Just to try and clear things up a bit more, lets see why we 
don't simple just need RAID, but actually WANT it.  Let's
say we're building a production NFS server that will be used
to store all of our software.  We'll need this system to 
extremely stable, because if it goes down no one can get or
submit code.  With RAID we could build a single virtual disk
(volume) that would meet our need for 200G of disk.  But
we also what to make sure that if disks die that we
don't go down.  So we use a mirror (another set of disks 
identical to the first set of disks).  If a disk dies
we're okey, because the mirror will take over; we essentially
have 2 identical sets of the same data which are constantly
kept up to date.  See?  Using these 2 simple RAID concepts
we've achieved both availability (thats our mirror saving us
from disk crashes) and increased capacity (we've got
a whole bunch of disks working together, which is cheaper
than buying a single 200G disks... if you can find one!).
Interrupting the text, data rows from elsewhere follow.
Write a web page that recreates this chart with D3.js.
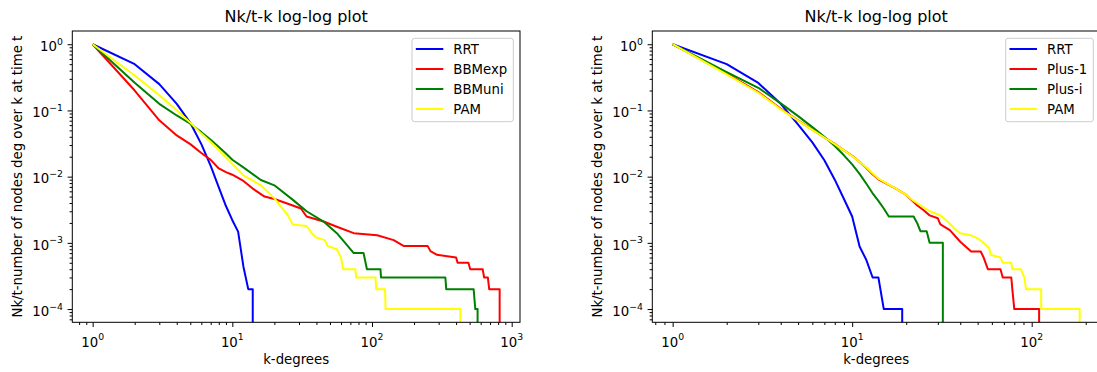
<!DOCTYPE html>
<html><head><meta charset="utf-8">
<script src="https://cdn.jsdelivr.net/npm/d3@7"></script>
<style>
body{margin:0;background:#fff;}
svg{display:block;font-family:"DejaVu Sans",sans-serif;}
</style>
</head><body>
<svg id="chart" width="1097" height="372"></svg>
<script>
// ---------------- data ----------------
const titleText = "Nk/t-k log-log plot";
const xLabelText = "k-degrees";
const yLabelText = "Nk/t-number of nodes deg over k at time t";
const yTickExponents = [0, -1, -2, -3, -4];
const xTickExponentsLeft = [0, 1, 2, 3];
const xTickExponentsRight = [0, 1, 2];

const leftNames = ["RRT", "BBMexp", "BBMuni", "PAM"];
const rightNames = ["RRT", "Plus-1", "Plus-i", "PAM"];

// left panel
const leftRRTk = [1, 2, 3, 4, 5, 6, 7, 8, 9, 10, 11, 12, 13, 14, 14];
const leftRRTy = [1, 0.5, 0.25, 0.126, 0.065, 0.031, 0.0145, 0.0069, 0.0036, 0.0022, 0.00148, 0.00044, 0.0002, 0.0002, 0];

const leftBBMexpK = [1, 2, 3, 4, 5, 6, 7, 8, 9, 10, 12, 14, 17, 20, 25, 31, 34, 45, 56, 74, 109, 143, 168, 250, 262, 292, 400, 410, 490, 505, 620, 635, 675, 690, 820, 820];
const leftBBMexpY = [1, 0.2, 0.071, 0.042, 0.031, 0.0228, 0.0179, 0.0133, 0.0117, 0.0107, 0.0086, 0.0066, 0.005, 0.0046, 0.0039, 0.0033, 0.0025, 0.0021, 0.00175, 0.0014, 0.0013, 0.0011, 0.0009, 0.0009, 0.00075, 0.00066, 0.0006, 0.0005, 0.0005, 0.0004, 0.0004, 0.0003, 0.0003, 0.0002, 0.0002, 0];

const leftBBMuniK = [1, 2, 3, 4, 5, 6, 7, 8, 9, 10, 12, 16, 20, 27, 34, 45, 56, 66, 74, 87, 92, 115, 116, 335, 340, 534, 549, 570, 570];
const leftBBMuniY = [1, 0.262, 0.126, 0.084, 0.063, 0.047, 0.036, 0.028, 0.0224, 0.018, 0.0138, 0.0089, 0.0074, 0.0045, 0.003, 0.0021, 0.0014, 0.00093, 0.0007, 0.0007, 0.0004, 0.0004, 0.0003, 0.0003, 0.0002, 0.0002, 0.0001, 0.0001, 0];

const leftPAMk = [1, 2, 3, 4, 5, 6, 7, 8, 10, 12, 16, 20, 25, 27, 34, 37, 40, 46, 48, 56, 60, 62, 76, 77, 106, 107, 124, 125, 429, 429];
const leftPAMy = [1, 0.338, 0.17, 0.101, 0.0655, 0.0447, 0.0334, 0.0253, 0.0156, 0.0105, 0.0074, 0.0047, 0.0026, 0.0019, 0.0018, 0.0014, 0.0012, 0.0011, 0.0009, 0.0008, 0.0006, 0.0004, 0.0004, 0.0003, 0.0003, 0.0002, 0.0002, 0.0001, 0.0001, 0];

// right panel
const rightRRTk = [1, 2, 3, 4, 5, 6, 7, 8, 9, 10, 11, 12, 13, 14, 15, 19, 19];
const rightRRTy = [1, 0.5, 0.26, 0.126, 0.061, 0.033, 0.0177, 0.009, 0.0046, 0.0025, 0.00088, 0.00055, 0.0003, 0.0003, 0.0001, 0.0001, 0];

const rightPlus1k = [1, 2, 3, 4, 5, 6, 7, 8, 9, 10, 11, 12, 13, 14, 16, 18, 20, 23, 25, 27, 30, 31, 35, 40, 46, 52, 54, 57, 67, 69, 77, 78, 80, 110, 110];
const rightPlus1y = [1, 0.36, 0.19, 0.106, 0.071, 0.0514, 0.039, 0.0312, 0.0249, 0.0207, 0.0166, 0.0135, 0.0109, 0.0091, 0.0075, 0.0063, 0.0053, 0.0037, 0.0031, 0.0026, 0.00235, 0.0019, 0.00156, 0.00104, 0.00074, 0.00074, 0.0006, 0.0004, 0.0004, 0.0003, 0.0003, 0.0002, 0.0001, 0.0001, 0];

const rightPlusIk = [1, 2, 3, 4, 5, 6, 7, 8, 9, 10, 11, 12, 13, 14, 15, 16, 22, 23, 24, 26, 27, 32, 32];
const rightPlusIy = [1, 0.38, 0.22, 0.128, 0.082, 0.056, 0.04, 0.029, 0.021, 0.0153, 0.011, 0.0078, 0.0056, 0.0043, 0.0033, 0.0025, 0.0025, 0.002, 0.0015, 0.0015, 0.001, 0.001, 0];

const rightPAMk = [1, 2, 3, 4, 5, 6, 7, 8, 9, 10, 12, 14, 16, 18, 20, 22, 24, 27, 31, 34, 37, 40, 46, 50, 54, 58, 59, 67, 69, 77, 78, 87, 91, 93, 113, 113, 185, 185];
const rightPAMy = [1, 0.35, 0.185, 0.104, 0.07, 0.051, 0.039, 0.031, 0.025, 0.0205, 0.0137, 0.0093, 0.0076, 0.0063, 0.0053, 0.0043, 0.0037, 0.003, 0.0026, 0.0021, 0.00166, 0.0014, 0.0013, 0.00117, 0.001, 0.00083, 0.00066, 0.0006, 0.0005, 0.0005, 0.0004, 0.0004, 0.0003, 0.0002, 0.0002, 0.0001, 0.0001, 0];

// ---------------- drawing ----------------
const seriesColors = ["#0000ff", "#ff0000", "#008000", "#ffff00"];
const zip = (ks, ys) => ks.map((k, i) => ({k: k, y: ys[i]}));

const panels = [
  {left: 72.3, names: leftNames, xExp: xTickExponentsLeft,
   series: [zip(leftRRTk, leftRRTy), zip(leftBBMexpK, leftBBMexpY), zip(leftBBMuniK, leftBBMuniY), zip(leftPAMk, leftPAMy)]},
  {left: 652.3, names: rightNames, xExp: xTickExponentsRight,
   series: [zip(rightRRTk, rightRRTy), zip(rightPlus1k, rightPlus1y), zip(rightPlusIk, rightPlusIy), zip(rightPAMk, rightPAMy)]}
];

const svg = d3.select("#chart");
const W = 447.7, H = 291.3, TOP = 31;
const FS = 13.3;

function logPad(lo, hi) {
  const a = Math.log10(lo), b = Math.log10(hi), m = (b - a) * 0.05;
  return [Math.pow(10, a - m), Math.pow(10, b + m)];
}

panels.forEach((p, pi) => {
  const allPts = p.series.flat();
  const xDom = logPad(d3.min(allPts, d => d.k), d3.max(allPts, d => d.k));
  const pos = allPts.filter(d => d.y > 0);
  const yDom = logPad(d3.min(pos, d => d.y), d3.max(pos, d => d.y));
  const x = d3.scaleLog().domain(xDom).range([0, W]);
  const y = d3.scaleLog().domain(yDom).range([H, 0]);

  const g = svg.append("g").attr("transform", `translate(${p.left},${TOP})`);
  const clipId = "clip" + pi;
  g.append("clipPath").attr("id", clipId).append("rect").attr("width", W).attr("height", H);

  // lines
  const line = d3.line().x(d => x(d.k)).y(d => d.y > 0 ? y(d.y) : H + 60);
  const plot = g.append("g").attr("clip-path", `url(#${clipId})`);
  p.series.forEach((s, si) => {
    plot.append("path").datum(s).attr("d", line)
      .attr("fill", "none").attr("stroke", seriesColors[si])
      .attr("stroke-width", 2).attr("stroke-linejoin", "round");
  });

  // ticks
  const isMajor = v => Math.abs(Math.log10(v) - Math.round(Math.log10(v))) < 1e-9;
  const xt = x.ticks(), yt = y.ticks();
  const xMajor = xt.filter(isMajor), xMinor = xt.filter(v => !isMajor(v));
  const yMajor = yt.filter(isMajor), yMinor = yt.filter(v => !isMajor(v));

  const styleAxis = sel => { sel.select(".domain").remove(); sel.selectAll("line").attr("stroke", "#000").attr("stroke-width", 1); };
  g.append("g").attr("transform", `translate(0,${H})`)
    .call(d3.axisBottom(x).tickValues(xMajor).tickSize(4.7).tickFormat("")).call(styleAxis);
  g.append("g").attr("transform", `translate(0,${H})`)
    .call(d3.axisBottom(x).tickValues(xMinor).tickSize(2.7).tickFormat("")).call(styleAxis);
  g.append("g").call(d3.axisLeft(y).tickValues(yMajor).tickSize(4.7).tickFormat("")).call(styleAxis);
  g.append("g").call(d3.axisLeft(y).tickValues(yMinor).tickSize(2.7).tickFormat("")).call(styleAxis);

  const fmtExp = e => (e < 0 ? "\u2212" + (-e) : String(e));

  // x tick labels
  p.xExp.forEach(e => {
    const t = g.append("text").attr("x", x(Math.pow(10, e))).attr("y", H + 24.2)
      .attr("text-anchor", "middle").attr("font-size", FS).attr("fill", "#000");
    t.append("tspan").text("10");
    t.append("tspan").attr("dy", -6.3).attr("font-size", 9.3).text(fmtExp(e));
  });
  // y tick labels
  yTickExponents.forEach(e => {
    const t = g.append("text").attr("x", -9.4).attr("y", y(Math.pow(10, e)) + 6.8)
      .attr("text-anchor", "end").attr("font-size", FS).attr("fill", "#000");
    t.append("tspan").text("10");
    t.append("tspan").attr("dy", -6.3).attr("font-size", 9.3).text(fmtExp(e));
  });

  // spines
  g.append("rect").attr("width", W).attr("height", H).attr("fill", "none")
    .attr("stroke", "#000").attr("stroke-width", 1);

  // title and labels
  g.append("text").attr("x", W / 2).attr("y", -9).attr("text-anchor", "middle")
    .attr("font-size", 16).attr("fill", "#000").text(titleText);
  g.append("text").attr("x", W / 2).attr("y", H + 42).attr("text-anchor", "middle")
    .attr("font-size", FS).attr("fill", "#000").text(xLabelText);
  g.append("text").attr("transform", `translate(${-50.5},${H / 2}) rotate(-90)`)
    .attr("text-anchor", "middle").attr("font-size", FS).attr("fill", "#000").text(yLabelText);

  // legend
  const lg = g.append("g");
  const box = lg.append("rect");
  const labels = p.names.map((n, i) => lg.append("text").attr("font-size", FS).attr("fill", "#000").text(n));
  const maxW = d3.max(labels, t => t.node().getComputedTextLength());
  const boxW = 3.8 + 27.5 + 10 + maxW + 6;
  const bx = W - 6.7 - boxW, by = 7.3, bh = 83.4;
  box.attr("x", bx).attr("y", by).attr("width", boxW).attr("height", bh)
    .attr("rx", 2.5).attr("fill", "#fff").attr("fill-opacity", 0.8)
    .attr("stroke", "#cccccc").attr("stroke-width", 1);
  p.names.forEach((n, i) => {
    const cy = 18 + i * 20;
    lg.append("line").attr("x1", bx + 3.8).attr("x2", bx + 3.8 + 27.5).attr("y1", cy).attr("y2", cy)
      .attr("stroke", seriesColors[i]).attr("stroke-width", 2);
    labels[i].attr("x", bx + 3.8 + 27.5 + 10).attr("y", cy + 4.8);
  });
});
</script>
</body></html>
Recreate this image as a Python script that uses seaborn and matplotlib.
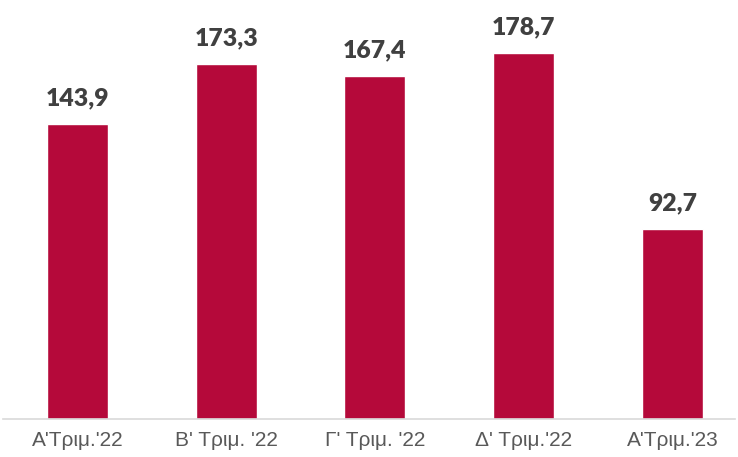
import matplotlib
matplotlib.use("Agg")
import matplotlib.pyplot as plt
import seaborn as sns
import pandas as pd

categories = ["A'Τριμ.'22", "B' Τριμ. '22", "Γ' Τριμ. '22", "Δ' Τριμ.'22", "A'Τριμ.'23"]
values = [143.9, 173.3, 167.4, 178.7, 92.7]
labels = ["143,9", "173,3", "167,4", "178,7", "92,7"]

sns.set_theme(style="white")
plt.rcParams['font.family'] = ['Liberation Sans', 'DejaVu Sans']

df = pd.DataFrame({"cat": categories, "val": values})

fig = plt.figure(figsize=(7.38, 4.57), dpi=100)
ax = fig.add_axes([3/738, 38/457, 732/738, 419/457])
sns.barplot(data=df, x="cat", y="val", color="#B5093A", saturation=1, width=0.41, ax=ax)

ax.set_xlim(-0.5, 4.42)
ax.set_ylim(0, 204.4)
for i, (v, lab) in enumerate(zip(values, labels)):
    ax.text(i, v + 7.0, lab, ha="center", va="bottom", fontsize=17.8,
            fontweight="heavy", color="#404040", family=['Lato', 'DejaVu Sans'])

for s in ["top", "right", "left"]:
    ax.spines[s].set_visible(False)
ax.spines["bottom"].set_color("#D9D9D9")
ax.spines["bottom"].set_linewidth(1.2)
ax.set_yticks([])
ax.set_xlabel("")
ax.set_ylabel("")
ax.tick_params(axis="x", length=0, pad=9, labelsize=15, labelcolor="#595959")

fig.savefig("out.png", dpi=100)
Okey, enough of the bad examples.  Lets look at the different
forms of RAID in use today.

RAID: The Details.
------------------

RAID Type: Concatenation 

	Concatenations are also know as "Simple" RAIDs.  A Concatenation
is a collection of disks that are "welded" together.  Data in a concatenation
is layed across the disks in a linear fashion from on disk to the next.  So
if we've got 3 9G (gig) disks that are made into a Simple RAID, we'll 
end up with a single 27G virtual disk (volume).  When you write data to the
disk you'll write to the first disk, and you'll keep writing your data
to the first disk until it's full, then you'll start writing to the second
disk, and so on.  All this is done by the Volume Manager, which is "keeper
of the RAID".  Concatenation is the cornerstone of RAID.

	Now, do you see the problem with this type of RAID?  Because
we're writing data linearly across the disks, if we only have 7G of
data on our RAID we're only using the first disk!  The 2 other disks
are just sitting there bored and useless.  This sucks.  We got the
big disk we wanted, but it's not any better than a normal disk drive
you can buy off the shelves in terms of performance.  There has
got to be a better way..........

RAID Type: Striping (RAID-0)

	Striping is similar to Concatenation because it will turn
a bunch of little disks into a big single virtual disk (volume), but
the difference here is that when we write data we write it across ALL
the disks.  So, when we need to read or write data we're moving really
really fast, in fact faster than any one disk could move.  There
are 2 things to know about RAID-0, they are: stripe width, and columns.
They sound scary, but they're totally sweet, let me show you.
So, if we're going to read and write across multiple disks in our
RAID we need an organized way to go about it.  First, we'll have to agree
on how much data should be written to a disk before moving to the next;
we call that our "stripe width".  Then we'll need far kooler term for
each disk, a term that allows us to visualize our new RAID better.....
"column" sounds kool!  Alright, so each disk is a "column" and the 
amount of data we put on each "column" before moving to the next is
our "stripe width".  

	Let's solidify this.  If we're building a RAID-0 with 4 columns,
and a stripe width of 128k, what do I have?  It might look something like this:

		

Look good?  So, when we start writing to our new RAID, we'll write the first 128k
to the first column, then the next 128k to the second column, then the next 128k
to the third column, then the next 128k to the fourth column, THEN the next 128k
to the first column, and keep going till all the data is written.  See?  If we
were writing a 1M file we'd wrap that one file around all 4 disks almost 3 times!
Can you see now where our speed up comes from?  SCSI drives can write data
at about (depending on what type of drive and what type of SCSI) 20M/s.  On
our Striped RAID we'd be writing at 80M/s!  Kool huh!? 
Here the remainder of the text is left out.